Lawful Interception (LI) is a legal requirement in most of the countries. It enables the legal authorities to obtain communications network data for analysis or evidence. It is a method of intercepting certain data-streams of end-users in both directions, and tunnel the intercepted traffic to a Mediation Device (MD) with information about direction of capture and reference to the intercepted connection.

Leaf node is the Point of Interception (POI) and MD is the final Point of Collection (POC).

Supported Platforms

Not all features are necessarily supported on each hardware platform. Refer to the Platform Guide for the features and the sub-features that are or are not supported by each platform.
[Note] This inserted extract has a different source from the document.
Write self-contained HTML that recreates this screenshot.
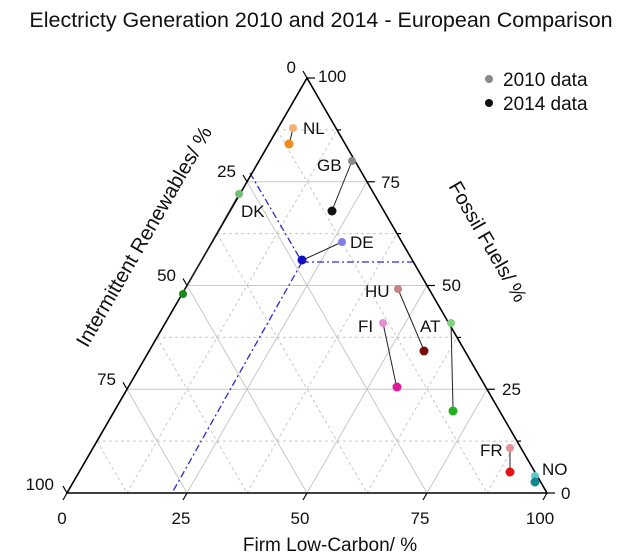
<!DOCTYPE html>
<html><head><meta charset="utf-8"><style>
body{margin:0;background:#fff}
svg{display:block;font-family:"Liberation Sans",Arial,sans-serif}
</style></head><body>
<svg width="630" height="558" viewBox="0 0 630 558" xmlns="http://www.w3.org/2000/svg">
<text x="321" y="27" font-size="21.5" text-anchor="middle" fill="#111">Electricty Generation 2010 and 2014 - European Comparison</text>
<g stroke="#c8c8c8" stroke-width="1" fill="none">
<g stroke-dasharray="3,3">
<line x1="97" y1="441.1" x2="517" y2="441.1"/><line x1="157" y1="337.4" x2="457" y2="337.4"/>
<line x1="217" y1="233.6" x2="397" y2="233.6"/><line x1="277" y1="129.9" x2="337" y2="129.9"/>
<line x1="127" y1="493" x2="337" y2="129.9"/><line x1="247" y1="493" x2="397" y2="233.6"/>
<line x1="367" y1="493" x2="457" y2="337.4"/><line x1="487" y1="493" x2="517" y2="441.1"/>
<line x1="277" y1="129.9" x2="487" y2="493"/><line x1="217" y1="233.6" x2="367" y2="493"/>
<line x1="157" y1="337.4" x2="247" y2="493"/><line x1="97" y1="441.1" x2="127" y2="493"/>
</g>
<line x1="127" y1="389.25" x2="487" y2="389.25"/><line x1="187" y1="285.5" x2="427" y2="285.5"/><line x1="247" y1="181.75" x2="367" y2="181.75"/>
<line x1="187" y1="493" x2="367" y2="181.75"/><line x1="307" y1="493" x2="427" y2="285.5"/><line x1="427" y1="493" x2="487" y2="389.25"/>
<line x1="247" y1="181.75" x2="427" y2="493"/><line x1="187" y1="285.5" x2="307" y2="493"/><line x1="127" y1="389.25" x2="187" y2="493"/>
</g>
<g stroke="#2a2ad0" stroke-width="1.3" stroke-dasharray="7,3,2,3" fill="none">
<line x1="250" y1="173" x2="302" y2="262"/><line x1="302" y1="262" x2="415" y2="262"/><line x1="302" y1="262" x2="172" y2="493"/>
</g>
<polygon points="67,493 547,493 307,78" fill="none" stroke="#000" stroke-width="1.6"/>
<g stroke="#000" stroke-width="1.2">
<line x1="307" y1="78" x2="315" y2="78"/><line x1="367" y1="181.75" x2="375" y2="181.75"/><line x1="427" y1="285.5" x2="435" y2="285.5"/><line x1="487" y1="389.25" x2="495" y2="389.25"/><line x1="547" y1="493" x2="555" y2="493"/>
<line x1="337" y1="129.9" x2="341" y2="129.9"/><line x1="397" y1="233.6" x2="401" y2="233.6"/><line x1="457" y1="337.4" x2="461" y2="337.4"/><line x1="517" y1="441.1" x2="521" y2="441.1"/>
<line x1="307" y1="78" x2="303" y2="71"/><line x1="247" y1="181.75" x2="243" y2="175"/><line x1="187" y1="285.5" x2="183" y2="278.5"/><line x1="127" y1="389.25" x2="123" y2="382.3"/><line x1="67" y1="493" x2="63" y2="486"/>
<line x1="67" y1="493" x2="63" y2="500"/><line x1="187" y1="493" x2="183" y2="500"/><line x1="307" y1="493" x2="303" y2="500"/><line x1="427" y1="493" x2="423" y2="500"/><line x1="547" y1="493" x2="543" y2="500"/>
</g>
<g font-size="17" fill="#111">
<text x="318" y="82">100</text><text x="381" y="188">75</text><text x="442" y="291">50</text><text x="502" y="395">25</text><text x="561" y="499">0</text>
<text x="296" y="73" text-anchor="end">0</text><text x="236" y="177" text-anchor="end">25</text><text x="176" y="281" text-anchor="end">50</text><text x="116" y="385" text-anchor="end">75</text><text x="54" y="490" text-anchor="end">100</text>
<text x="62" y="524" text-anchor="middle">0</text><text x="181" y="524" text-anchor="middle">25</text><text x="300" y="524" text-anchor="middle">50</text><text x="420" y="524" text-anchor="middle">75</text><text x="540" y="524" text-anchor="middle">100</text>
</g>
<text x="330" y="551" font-size="19" text-anchor="middle" fill="#111">Firm Low-Carbon/ %</text>
<text transform="translate(150,240) rotate(-60)" font-size="20.5" text-anchor="middle" fill="#111">Intermittent Renewables/ %</text>
<text transform="translate(482,245) rotate(60)" font-size="20" text-anchor="middle" fill="#111">Fossil Fuels/ %</text>
<g stroke="#222" stroke-width="1">
<line x1="293" y1="128" x2="290" y2="141"/><line x1="352" y1="161" x2="333" y2="208"/><line x1="342" y1="242" x2="305" y2="259"/>
<line x1="239" y1="194" x2="184" y2="291"/><line x1="398" y1="289" x2="423" y2="348"/><line x1="383" y1="323" x2="396" y2="384"/>
<line x1="451" y1="323" x2="453" y2="408"/><line x1="510" y1="448" x2="510" y2="469"/><line x1="535" y1="475" x2="535" y2="480"/>
</g>
<g>
<circle cx="293" cy="128" r="4" fill="#f5b070"/><circle cx="289" cy="144" r="4.5" fill="#f08c1c"/>
<circle cx="352" cy="161" r="4" fill="#888"/><circle cx="332" cy="211" r="4.5" fill="#111"/>
<circle cx="342" cy="242" r="4" fill="#8080e8"/><circle cx="302" cy="260" r="4.5" fill="#1010c0"/>
<circle cx="239" cy="194" r="4" fill="#70c070"/><circle cx="183" cy="294" r="4" fill="#1a8a1a"/>
<circle cx="398" cy="289" r="4" fill="#c88080"/><circle cx="424" cy="351" r="4.5" fill="#7a0a0a"/>
<circle cx="383" cy="323" r="4" fill="#e090d0"/><circle cx="397" cy="387" r="4.5" fill="#e0189a"/>
<circle cx="451" cy="323" r="4" fill="#80d080"/><circle cx="453" cy="411" r="4.5" fill="#20b020"/>
<circle cx="510" cy="448" r="4" fill="#e89098"/><circle cx="510" cy="472" r="4.5" fill="#e81010"/>
<circle cx="535" cy="476" r="4" fill="#60c8c8"/><circle cx="535" cy="482" r="4.5" fill="#108890"/>
</g>
<g font-size="17" fill="#111">
<text x="303" y="134">NL</text><text x="317" y="171">GB</text><text x="350" y="248">DE</text><text x="241" y="217">DK</text>
<text x="365" y="297">HU</text><text x="358" y="332">FI</text><text x="420" y="332">AT</text><text x="480" y="456">FR</text><text x="542" y="475">NO</text>
</g>
<circle cx="489" cy="79" r="4" fill="#888"/><text x="503" y="86" font-size="19" fill="#111">2010 data</text>
<circle cx="489" cy="103" r="4" fill="#111"/><text x="503" y="110" font-size="19" fill="#111">2014 data</text>
</svg>
</body></html>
Components of Lawful Interception

The figure below shows the different components of the LI solution.

li network diagram

Definitions

L(QMX)

Leaf node in the POD which is connected to subscribers.

S/BL

Spine and Border Leaf in the POD, which can be replaced with just one node.

LI Box

Lawful Intercept Box, which communicates to Law Enforcement Agency (LEMF) and relays mirrored traffic. Two LI boxes per POD are connected for redundancy.

PAO

POD Access Orchestrator, which configures the LI Box and network nodes with LI configurations.

DST

Destination node for traffic from subscribers.

Abbreviations

Abbreviation Definition

LI

Lawful Interception

POI

Point of Interception

POC

Point of Collection

PAO

Pod Access Orchestrator

LIMS

Lawful Interception Management System

VRF

Virtual Routing Instance

LEMF

Lawful Enforcement Monitoring Facility

Leaf

Access node

PPPoE

Point to Point Protocol over Ethernet

L2TP

Layer 2 Tunnelling Protocol

MPLS

Multi Protocol Label Switching

Guidelines & Limitations

  • The unidentified LI traffic is subject to the following limitations when using more than seven UDP ports.
    Currently, there is a restriction on UDP destination ports, which are limited to 7. The IP destination addresses (IP1 through IPn) can utilize any of the seven ports. The distribution of these seven ports is determined by the order in which requests are received, with priority given to those who arrive first.

  • All upstream packets, regardless of whether they were dropped or not, are intercepted and mirrored to the LI collection entity.
    The following are some of the reasons that could cause dropped packets, but LI will still intercept and mirror traffic to LI collection.

    • A routing failure occurred. This is unlikely as there is a default route to the spine.

    • The RPF check has failed.

    • The policer was dropped.

    • The ACL/filter was dropped.

This limitation does not apply to downstream packets.